(Exercise) Set down the material below word for word, excluding the pictures.
----------------------------------------
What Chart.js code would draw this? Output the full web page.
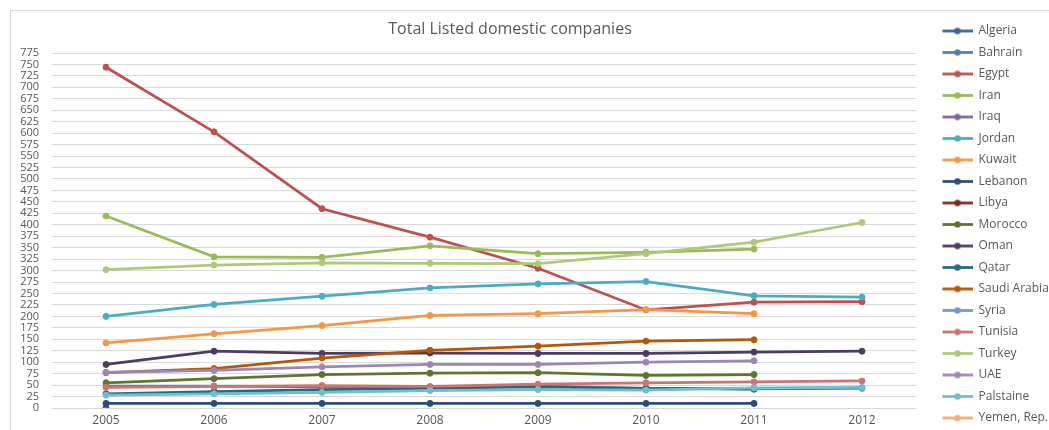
<!DOCTYPE html>
<html>
<head>
<meta charset="utf-8">
<title>Total Listed domestic companies</title>
<script src="https://cdn.jsdelivr.net/npm/chart.js@4.4.1/dist/chart.umd.min.js"></script>
<style>
    html, body { margin: 0; padding: 0; background: #fff; overflow: hidden; }
    #frame { position: absolute; left: 10px; top: 10px; width: 1100px; height: 450px; border: 1px solid #d9d9d9; }
    #wrap { position: absolute; left: 0; top: 0; width: 1080px; height: 440px; }
</style>
</head>
<body>
<div id="frame"><div id="wrap"><canvas id="chart"></canvas></div></div>
<script>
// Data
const years = ['2005', '2006', '2007', '2008', '2009', '2010', '2011', '2012'];

const algeria   = [1, null, null, null, null, null, null, null];
const bahrain   = [48, 48, 46, 45, 48, 43, 42, 43];
const egypt     = [744, 603, 435, 373, 305, 214, 231, 232];
const iran      = [419, 330, 329, 354, 337, 340, 347, null];
const iraq      = [null, null, null, null, null, null, null, null];
const jordan    = [200, 226, 244, 262, 271, 276, 245, 242];
const kuwait    = [142, 162, 180, 202, 206, 215, 206, null];
const lebanon   = [10, 10, 10, 10, 10, 10, 10, null];
const libya     = [null, null, null, null, null, null, null, null];
const morocco   = [55, 64, 73, 76, 77, 71, 73, null];
const oman      = [95, 124, 119, 120, 119, 119, 122, 124];
const qatar     = [31, 36, 40, 43, 46, 43, 41, null];
const saudi     = [77, 86, 109, 126, 135, 146, 149, null];
const syria     = [null, null, null, null, null, null, null, null];
const tunisia   = [45, 47, 49, 47, 52, 55, 57, 59];
const turkey    = [302, 312, 317, 316, 315, 337, 362, 405];
const uae       = [78, 82, 90, 95, 95, 100, 103, null];
const palstaine = [28, 31, 34, 38, 40, 39, 44, 45];
const yemen     = [null, null, null, null, null, null, null, null];

const countries = ['Algeria', 'Bahrain', 'Egypt', 'Iran', 'Iraq', 'Jordan', 'Kuwait', 'Lebanon', 'Libya',
    'Morocco', 'Oman', 'Qatar', 'Saudi Arabia', 'Syria', 'Tunisia', 'Turkey', 'UAE', 'Palstaine', 'Yemen, Rep.'];
const values = [algeria, bahrain, egypt, iran, iraq, jordan, kuwait, lebanon, libya,
    morocco, oman, qatar, saudi, syria, tunisia, turkey, uae, palstaine, yemen];
const colors = ['#3A6296', '#4F81BD', '#C0504D', '#9BBB59', '#8064A2', '#4BACC6', '#F79646', '#2C4D75', '#772C2A',
    '#5F7530', '#4D3B62', '#276A7C', '#B65708', '#729ACA', '#CD7371', '#AFC97A', '#9D87B8', '#6FBDD1', '#F9AB6B'];

const FONT = "'Open Sans', 'DejaVu Sans', sans-serif";
const TEXT_COLOR = '#595959';
const LEGEND_FONT_SIZE = 12;
const LEGEND_PAD = 9.5;
const MARKER_W = 47;       // marker image incl. gap to the plot
const PLOT_RIGHT = 905;    // right edge of the plot area in canvas px
const TITLE_CENTER = 499;  // title centre in canvas px

// legend width is fixed by its longest label; size the right padding from it
const measureCtx = document.createElement('canvas').getContext('2d');
measureCtx.font = `${LEGEND_FONT_SIZE}px ${FONT}`;
const longestLabel = Math.max(...countries.map(c => measureCtx.measureText(c).width));
const legendWidth = LEGEND_PAD + MARKER_W + LEGEND_FONT_SIZE / 2 + longestLabel + 10;
const canvasWidth = document.getElementById('wrap').clientWidth;

// line-with-dot marker for the legend, left part left blank as spacing
function legendMarker(color) {
    const c = document.createElement('canvas');
    c.width = MARKER_W;
    c.height = 9;
    const g = c.getContext('2d');
    g.strokeStyle = color;
    g.lineWidth = 2.75;
    g.beginPath();
    g.moveTo(17, 4.5);
    g.lineTo(47, 4.5);
    g.stroke();
    g.fillStyle = color;
    g.beginPath();
    g.arc(32, 4.5, 3.2, 0, Math.PI * 2);
    g.fill();
    return c;
}

// move the title block sideways so it sits over the whole frame
const titleShift = {
    id: 'titleShift',
    afterLayout(chart) {
        const t = chart.titleBlock;
        if (!t) return;
        const dx = TITLE_CENTER - (t.left + t.right) / 2;
        t.left += dx;
        t.right += dx;
    }
};

const datasets = countries.map((name, i) => ({
    label: name,
    data: values[i],
    borderColor: colors[i],
    backgroundColor: colors[i],
    pointBackgroundColor: colors[i],
    pointBorderColor: colors[i],
    borderWidth: 2.75,
    pointRadius: 3,
    pointBorderWidth: 1,
    tension: 0,
    spanGaps: false,
    // later series on top
    order: countries.length - i,
}));

new Chart(document.getElementById('chart'), {
    type: 'line',
    data: { labels: years, datasets },
    plugins: [titleShift],
    options: {
        responsive: true,
        maintainAspectRatio: false,
        animation: false,
        layout: { padding: { top: 4.5, left: 9, right: canvasWidth - PLOT_RIGHT - legendWidth, bottom: 13 } },
        plugins: {
            title: {
                display: true,
                fullSize: false,
                text: 'Total Listed domestic companies',
                color: TEXT_COLOR,
                font: { family: FONT, size: 16, weight: 'normal' },
                padding: { top: 4, bottom: 14.3 },
            },
            legend: {
                position: 'right',
                align: 'start',
                labels: {
                    usePointStyle: true,
                    pointStyleWidth: MARKER_W,
                    padding: LEGEND_PAD,
                    color: TEXT_COLOR,
                    font: { family: FONT, size: LEGEND_FONT_SIZE },
                    sort: (a, b) => a.datasetIndex - b.datasetIndex,
                    generateLabels: chart => Chart.defaults.plugins.legend.labels.generateLabels(chart).map(item => {
                        item.pointStyle = legendMarker(colors[item.datasetIndex]);
                        return item;
                    }),
                },
            },
            tooltip: { enabled: false },
        },
        scales: {
            x: {
                offset: true,
                grid: { display: false, drawTicks: false },
                border: { display: false },
                ticks: { color: TEXT_COLOR, padding: 5, font: { family: FONT, size: 12 } },
                afterFit: scale => { scale.height = 30; },
            },
            y: {
                min: 0,
                max: 775,
                grid: { color: '#d9d9d9', drawTicks: false },
                border: { display: false },
                ticks: { stepSize: 25, autoSkip: false, color: TEXT_COLOR, padding: 13, font: { family: FONT, size: 11 } },
                afterFit: scale => { scale.width = 32; },
            },
        },
    },
});
</script>
</body>
</html>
----------------------------------------
(In response)
What Chart.js code would draw this? Output the full web page.
<!DOCTYPE html>
<html>
<head>
<meta charset="utf-8">
<title>Total Listed domestic companies</title>
<script src="https://cdn.jsdelivr.net/npm/chart.js@4.4.1/dist/chart.umd.min.js"></script>
<style>
    html, body { margin: 0; padding: 0; background: #fff; overflow: hidden; }
    #frame { position: absolute; left: 10px; top: 10px; width: 1100px; height: 450px; border: 1px solid #d9d9d9; }
    #wrap { position: absolute; left: 0; top: 0; width: 1080px; height: 440px; }
</style>
</head>
<body>
<div id="frame"><div id="wrap"><canvas id="chart"></canvas></div></div>
<script>
// Data
const years = ['2005', '2006', '2007', '2008', '2009', '2010', '2011', '2012'];

const algeria   = [1, null, null, null, null, null, null, null];
const bahrain   = [48, 48, 46, 45, 48, 43, 42, 43];
const egypt     = [744, 603, 435, 373, 305, 214, 231, 232];
const iran      = [419, 330, 329, 354, 337, 340, 347, null];
const iraq      = [null, null, null, null, null, null, null, null];
const jordan    = [200, 226, 244, 262, 271, 276, 245, 242];
const kuwait    = [142, 162, 180, 202, 206, 215, 206, null];
const lebanon   = [10, 10, 10, 10, 10, 10, 10, null];
const libya     = [null, null, null, null, null, null, null, null];
const morocco   = [55, 64, 73, 76, 77, 71, 73, null];
const oman      = [95, 124, 119, 120, 119, 119, 122, 124];
const qatar     = [31, 36, 40, 43, 46, 43, 41, null];
const saudi     = [77, 86, 109, 126, 135, 146, 149, null];
const syria     = [null, null, null, null, null, null, null, null];
const tunisia   = [45, 47, 49, 47, 52, 55, 57, 59];
const turkey    = [302, 312, 317, 316, 315, 337, 362, 405];
const uae       = [78, 82, 90, 95, 95, 100, 103, null];
const palstaine = [28, 31, 34, 38, 40, 39, 44, 45];
const yemen     = [null, null, null, null, null, null, null, null];

const countries = ['Algeria', 'Bahrain', 'Egypt', 'Iran', 'Iraq', 'Jordan', 'Kuwait', 'Lebanon', 'Libya',
    'Morocco', 'Oman', 'Qatar', 'Saudi Arabia', 'Syria', 'Tunisia', 'Turkey', 'UAE', 'Palstaine', 'Yemen, Rep.'];
const values = [algeria, bahrain, egypt, iran, iraq, jordan, kuwait, lebanon, libya,
    morocco, oman, qatar, saudi, syria, tunisia, turkey, uae, palstaine, yemen];
const colors = ['#3A6296', '#4F81BD', '#C0504D', '#9BBB59', '#8064A2', '#4BACC6', '#F79646', '#2C4D75', '#772C2A',
    '#5F7530', '#4D3B62', '#276A7C', '#B65708', '#729ACA', '#CD7371', '#AFC97A', '#9D87B8', '#6FBDD1', '#F9AB6B'];

const FONT = "'Open Sans', 'DejaVu Sans', sans-serif";
const TEXT_COLOR = '#595959';
const LEGEND_FONT_SIZE = 12;
const LEGEND_PAD = 9.5;
const MARKER_W = 47;       // marker image incl. gap to the plot
const PLOT_RIGHT = 905;    // right edge of the plot area in canvas px
const TITLE_CENTER = 499;  // title centre in canvas px

// legend width is fixed by its longest label; size the right padding from it
const measureCtx = document.createElement('canvas').getContext('2d');
measureCtx.font = `${LEGEND_FONT_SIZE}px ${FONT}`;
const longestLabel = Math.max(...countries.map(c => measureCtx.measureText(c).width));
const legendWidth = LEGEND_PAD + MARKER_W + LEGEND_FONT_SIZE / 2 + longestLabel + 10;
const canvasWidth = document.getElementById('wrap').clientWidth;

// line-with-dot marker for the legend, left part left blank as spacing
function legendMarker(color) {
    const c = document.createElement('canvas');
    c.width = MARKER_W;
    c.height = 9;
    const g = c.getContext('2d');
    g.strokeStyle = color;
    g.lineWidth = 2.75;
    g.beginPath();
    g.moveTo(17, 4.5);
    g.lineTo(47, 4.5);
    g.stroke();
    g.fillStyle = color;
    g.beginPath();
    g.arc(32, 4.5, 3.2, 0, Math.PI * 2);
    g.fill();
    return c;
}

// move the title block sideways so it sits over the whole frame
const titleShift = {
    id: 'titleShift',
    afterLayout(chart) {
        const t = chart.titleBlock;
        if (!t) return;
        const dx = TITLE_CENTER - (t.left + t.right) / 2;
        t.left += dx;
        t.right += dx;
    }
};

const datasets = countries.map((name, i) => ({
    label: name,
    data: values[i],
    borderColor: colors[i],
    backgroundColor: colors[i],
    pointBackgroundColor: colors[i],
    pointBorderColor: colors[i],
    borderWidth: 2.75,
    pointRadius: 3,
    pointBorderWidth: 1,
    tension: 0,
    spanGaps: false,
    // later series on top
    order: countries.length - i,
}));

new Chart(document.getElementById('chart'), {
    type: 'line',
    data: { labels: years, datasets },
    plugins: [titleShift],
    options: {
        responsive: true,
        maintainAspectRatio: false,
        animation: false,
        layout: { padding: { top: 4.5, left: 9, right: canvasWidth - PLOT_RIGHT - legendWidth, bottom: 13 } },
        plugins: {
            title: {
                display: true,
                fullSize: false,
                text: 'Total Listed domestic companies',
                color: TEXT_COLOR,
                font: { family: FONT, size: 16, weight: 'normal' },
                padding: { top: 4, bottom: 14.3 },
            },
            legend: {
                position: 'right',
                align: 'start',
                labels: {
                    usePointStyle: true,
                    pointStyleWidth: MARKER_W,
                    padding: LEGEND_PAD,
                    color: TEXT_COLOR,
                    font: { family: FONT, size: LEGEND_FONT_SIZE },
                    sort: (a, b) => a.datasetIndex - b.datasetIndex,
                    generateLabels: chart => Chart.defaults.plugins.legend.labels.generateLabels(chart).map(item => {
                        item.pointStyle = legendMarker(colors[item.datasetIndex]);
                        return item;
                    }),
                },
            },
            tooltip: { enabled: false },
        },
        scales: {
            x: {
                offset: true,
                grid: { display: false, drawTicks: false },
                border: { display: false },
                ticks: { color: TEXT_COLOR, padding: 5, font: { family: FONT, size: 12 } },
                afterFit: scale => { scale.height = 30; },
            },
            y: {
                min: 0,
                max: 775,
                grid: { color: '#d9d9d9', drawTicks: false },
                border: { display: false },
                ticks: { stepSize: 25, autoSkip: false, color: TEXT_COLOR, padding: 13, font: { family: FONT, size: 11 } },
                afterFit: scale => { scale.width = 32; },
            },
        },
    },
});
</script>
</body>
</html>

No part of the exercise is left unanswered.